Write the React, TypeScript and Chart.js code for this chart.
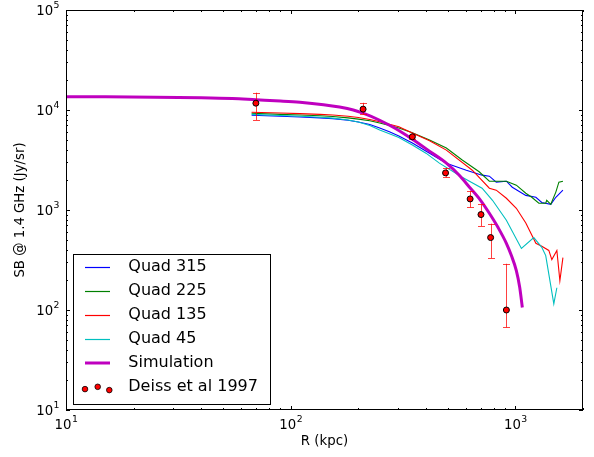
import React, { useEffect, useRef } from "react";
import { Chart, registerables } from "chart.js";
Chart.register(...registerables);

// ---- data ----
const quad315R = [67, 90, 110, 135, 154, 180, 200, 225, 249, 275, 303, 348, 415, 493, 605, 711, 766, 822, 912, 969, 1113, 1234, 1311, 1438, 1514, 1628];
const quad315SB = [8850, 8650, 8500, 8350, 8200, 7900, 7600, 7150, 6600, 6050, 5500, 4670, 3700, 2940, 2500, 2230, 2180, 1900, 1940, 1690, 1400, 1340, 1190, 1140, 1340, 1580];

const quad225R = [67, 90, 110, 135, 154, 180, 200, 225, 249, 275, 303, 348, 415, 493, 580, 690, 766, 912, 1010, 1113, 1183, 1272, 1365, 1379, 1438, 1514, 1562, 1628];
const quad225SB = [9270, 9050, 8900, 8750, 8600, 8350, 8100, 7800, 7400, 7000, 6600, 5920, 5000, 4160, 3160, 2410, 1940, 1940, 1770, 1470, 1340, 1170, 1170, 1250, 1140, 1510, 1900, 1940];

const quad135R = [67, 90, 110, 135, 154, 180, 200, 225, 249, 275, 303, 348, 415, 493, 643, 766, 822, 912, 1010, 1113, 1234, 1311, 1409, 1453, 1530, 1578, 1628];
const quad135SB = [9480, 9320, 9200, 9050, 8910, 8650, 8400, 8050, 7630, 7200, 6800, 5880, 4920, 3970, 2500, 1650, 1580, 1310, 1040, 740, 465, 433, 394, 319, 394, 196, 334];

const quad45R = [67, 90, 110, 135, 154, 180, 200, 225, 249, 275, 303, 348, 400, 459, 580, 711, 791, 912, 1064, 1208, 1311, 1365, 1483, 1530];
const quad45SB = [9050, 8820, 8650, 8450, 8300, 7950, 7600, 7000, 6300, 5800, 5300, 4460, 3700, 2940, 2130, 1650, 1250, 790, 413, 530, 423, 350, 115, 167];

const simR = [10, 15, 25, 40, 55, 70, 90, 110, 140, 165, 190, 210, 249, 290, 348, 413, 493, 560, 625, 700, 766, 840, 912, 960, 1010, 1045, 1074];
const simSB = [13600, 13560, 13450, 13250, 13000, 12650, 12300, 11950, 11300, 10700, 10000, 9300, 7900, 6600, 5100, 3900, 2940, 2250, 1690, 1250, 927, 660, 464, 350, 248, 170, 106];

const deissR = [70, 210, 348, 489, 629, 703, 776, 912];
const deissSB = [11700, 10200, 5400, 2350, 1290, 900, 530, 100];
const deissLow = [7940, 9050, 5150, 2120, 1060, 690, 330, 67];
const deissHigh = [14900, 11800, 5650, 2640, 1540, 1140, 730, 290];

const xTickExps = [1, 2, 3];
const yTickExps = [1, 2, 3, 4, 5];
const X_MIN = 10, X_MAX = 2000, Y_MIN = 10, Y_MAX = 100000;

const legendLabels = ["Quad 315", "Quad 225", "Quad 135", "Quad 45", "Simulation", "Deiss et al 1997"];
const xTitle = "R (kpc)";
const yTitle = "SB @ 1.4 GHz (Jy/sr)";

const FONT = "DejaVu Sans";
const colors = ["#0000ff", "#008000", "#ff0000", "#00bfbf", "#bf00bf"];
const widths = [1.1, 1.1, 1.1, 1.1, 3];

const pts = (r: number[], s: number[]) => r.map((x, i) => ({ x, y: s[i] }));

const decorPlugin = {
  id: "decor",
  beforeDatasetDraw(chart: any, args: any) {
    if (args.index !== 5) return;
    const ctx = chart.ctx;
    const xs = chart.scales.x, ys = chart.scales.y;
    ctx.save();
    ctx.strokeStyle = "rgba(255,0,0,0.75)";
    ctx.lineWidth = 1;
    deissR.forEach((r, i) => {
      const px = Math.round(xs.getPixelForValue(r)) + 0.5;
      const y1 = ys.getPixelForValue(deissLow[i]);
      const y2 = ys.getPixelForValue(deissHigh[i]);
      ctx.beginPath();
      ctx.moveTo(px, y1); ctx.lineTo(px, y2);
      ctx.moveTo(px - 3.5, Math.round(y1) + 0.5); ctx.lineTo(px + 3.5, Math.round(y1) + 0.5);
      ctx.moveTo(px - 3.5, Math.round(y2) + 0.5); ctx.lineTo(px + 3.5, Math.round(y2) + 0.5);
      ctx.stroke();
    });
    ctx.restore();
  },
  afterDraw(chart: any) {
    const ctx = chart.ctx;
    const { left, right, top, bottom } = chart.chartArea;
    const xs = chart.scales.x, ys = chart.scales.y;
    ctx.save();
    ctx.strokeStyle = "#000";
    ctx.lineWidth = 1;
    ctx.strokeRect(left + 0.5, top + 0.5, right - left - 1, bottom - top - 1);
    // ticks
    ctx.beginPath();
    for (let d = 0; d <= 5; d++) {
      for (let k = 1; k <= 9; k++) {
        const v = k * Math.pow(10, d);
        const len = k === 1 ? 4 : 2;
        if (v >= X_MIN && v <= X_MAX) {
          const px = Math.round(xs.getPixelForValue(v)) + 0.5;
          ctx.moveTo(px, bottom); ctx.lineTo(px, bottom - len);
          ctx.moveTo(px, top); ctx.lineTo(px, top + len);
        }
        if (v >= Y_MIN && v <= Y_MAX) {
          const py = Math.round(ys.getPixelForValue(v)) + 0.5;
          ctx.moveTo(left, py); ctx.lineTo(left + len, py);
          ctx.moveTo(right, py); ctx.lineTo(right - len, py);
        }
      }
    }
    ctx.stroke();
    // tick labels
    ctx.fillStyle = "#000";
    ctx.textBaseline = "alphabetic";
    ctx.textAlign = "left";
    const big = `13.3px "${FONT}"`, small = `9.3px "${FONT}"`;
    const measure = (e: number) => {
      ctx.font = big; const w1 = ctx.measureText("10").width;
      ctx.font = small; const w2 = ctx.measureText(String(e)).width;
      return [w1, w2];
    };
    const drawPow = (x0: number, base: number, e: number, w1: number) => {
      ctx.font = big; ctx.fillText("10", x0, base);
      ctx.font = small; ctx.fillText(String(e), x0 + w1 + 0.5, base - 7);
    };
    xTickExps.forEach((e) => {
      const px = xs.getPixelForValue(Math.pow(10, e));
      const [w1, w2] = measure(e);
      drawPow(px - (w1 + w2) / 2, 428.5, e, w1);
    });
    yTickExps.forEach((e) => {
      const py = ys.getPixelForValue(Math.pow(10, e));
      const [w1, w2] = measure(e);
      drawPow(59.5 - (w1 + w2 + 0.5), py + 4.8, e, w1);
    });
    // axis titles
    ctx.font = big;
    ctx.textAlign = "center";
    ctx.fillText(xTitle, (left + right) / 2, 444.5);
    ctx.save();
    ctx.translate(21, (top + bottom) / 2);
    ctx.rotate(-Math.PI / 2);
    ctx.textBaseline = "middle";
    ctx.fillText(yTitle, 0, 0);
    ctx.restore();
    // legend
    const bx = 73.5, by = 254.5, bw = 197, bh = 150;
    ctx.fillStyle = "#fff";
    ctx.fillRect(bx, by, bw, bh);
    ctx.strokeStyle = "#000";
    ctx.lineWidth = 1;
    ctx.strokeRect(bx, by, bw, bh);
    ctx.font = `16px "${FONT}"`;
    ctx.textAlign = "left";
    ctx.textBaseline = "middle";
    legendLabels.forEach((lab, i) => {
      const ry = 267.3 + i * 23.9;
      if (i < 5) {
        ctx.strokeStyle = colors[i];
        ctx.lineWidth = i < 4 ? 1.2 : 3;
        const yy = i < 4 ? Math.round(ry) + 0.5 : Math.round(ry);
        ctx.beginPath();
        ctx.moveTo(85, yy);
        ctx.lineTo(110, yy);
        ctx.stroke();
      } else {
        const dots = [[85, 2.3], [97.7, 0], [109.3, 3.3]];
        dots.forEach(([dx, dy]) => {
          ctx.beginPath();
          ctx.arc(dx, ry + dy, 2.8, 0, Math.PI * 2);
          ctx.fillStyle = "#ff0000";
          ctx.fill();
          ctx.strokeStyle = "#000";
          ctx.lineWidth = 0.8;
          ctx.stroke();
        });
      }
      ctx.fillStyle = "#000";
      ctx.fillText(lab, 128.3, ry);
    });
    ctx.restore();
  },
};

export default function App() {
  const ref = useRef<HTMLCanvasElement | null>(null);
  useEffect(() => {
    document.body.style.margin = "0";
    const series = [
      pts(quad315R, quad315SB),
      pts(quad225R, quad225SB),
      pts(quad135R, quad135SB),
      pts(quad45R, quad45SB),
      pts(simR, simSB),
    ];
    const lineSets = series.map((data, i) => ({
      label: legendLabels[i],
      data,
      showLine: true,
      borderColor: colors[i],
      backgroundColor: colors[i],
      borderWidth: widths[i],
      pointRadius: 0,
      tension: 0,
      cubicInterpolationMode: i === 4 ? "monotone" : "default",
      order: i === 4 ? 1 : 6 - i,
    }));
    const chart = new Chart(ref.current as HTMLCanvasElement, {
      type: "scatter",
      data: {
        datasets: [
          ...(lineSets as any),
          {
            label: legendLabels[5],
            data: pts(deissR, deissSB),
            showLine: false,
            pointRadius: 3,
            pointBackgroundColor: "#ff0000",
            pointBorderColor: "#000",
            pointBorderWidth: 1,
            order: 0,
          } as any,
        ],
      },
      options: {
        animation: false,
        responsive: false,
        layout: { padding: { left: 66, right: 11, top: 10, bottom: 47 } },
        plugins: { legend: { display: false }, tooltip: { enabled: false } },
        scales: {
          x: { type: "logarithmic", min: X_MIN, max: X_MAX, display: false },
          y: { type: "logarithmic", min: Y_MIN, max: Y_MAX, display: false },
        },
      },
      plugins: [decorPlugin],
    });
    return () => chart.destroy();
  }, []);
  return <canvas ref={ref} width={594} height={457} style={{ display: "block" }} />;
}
* * * * *
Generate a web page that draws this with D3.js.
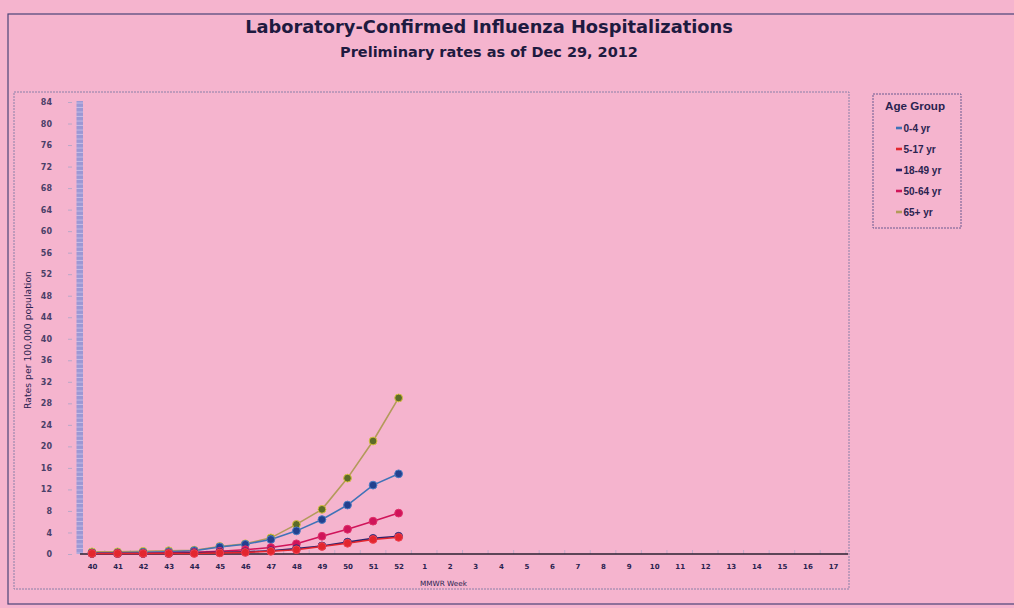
* * * * *
**WHAT THE TASK REQUIRES:** Do not copy any pictures. Retype exactly the stretch from the line with "Write the React, TypeScript" through the line with "350, 115, 167];".

**CORRECT RESULT:**
Write the React, TypeScript and Chart.js code for this chart.
import React, { useEffect, useRef } from "react";
import { Chart, registerables } from "chart.js";
Chart.register(...registerables);

// ---- data ----
const quad315R = [67, 90, 110, 135, 154, 180, 200, 225, 249, 275, 303, 348, 415, 493, 605, 711, 766, 822, 912, 969, 1113, 1234, 1311, 1438, 1514, 1628];
const quad315SB = [8850, 8650, 8500, 8350, 8200, 7900, 7600, 7150, 6600, 6050, 5500, 4670, 3700, 2940, 2500, 2230, 2180, 1900, 1940, 1690, 1400, 1340, 1190, 1140, 1340, 1580];

const quad225R = [67, 90, 110, 135, 154, 180, 200, 225, 249, 275, 303, 348, 415, 493, 580, 690, 766, 912, 1010, 1113, 1183, 1272, 1365, 1379, 1438, 1514, 1562, 1628];
const quad225SB = [9270, 9050, 8900, 8750, 8600, 8350, 8100, 7800, 7400, 7000, 6600, 5920, 5000, 4160, 3160, 2410, 1940, 1940, 1770, 1470, 1340, 1170, 1170, 1250, 1140, 1510, 1900, 1940];

const quad135R = [67, 90, 110, 135, 154, 180, 200, 225, 249, 275, 303, 348, 415, 493, 643, 766, 822, 912, 1010, 1113, 1234, 1311, 1409, 1453, 1530, 1578, 1628];
const quad135SB = [9480, 9320, 9200, 9050, 8910, 8650, 8400, 8050, 7630, 7200, 6800, 5880, 4920, 3970, 2500, 1650, 1580, 1310, 1040, 740, 465, 433, 394, 319, 394, 196, 334];

const quad45R = [67, 90, 110, 135, 154, 180, 200, 225, 249, 275, 303, 348, 400, 459, 580, 711, 791, 912, 1064, 1208, 1311, 1365, 1483, 1530];
const quad45SB = [9050, 8820, 8650, 8450, 8300, 7950, 7600, 7000, 6300, 5800, 5300, 4460, 3700, 2940, 2130, 1650, 1250, 790, 413, 530, 423, 350, 115, 167];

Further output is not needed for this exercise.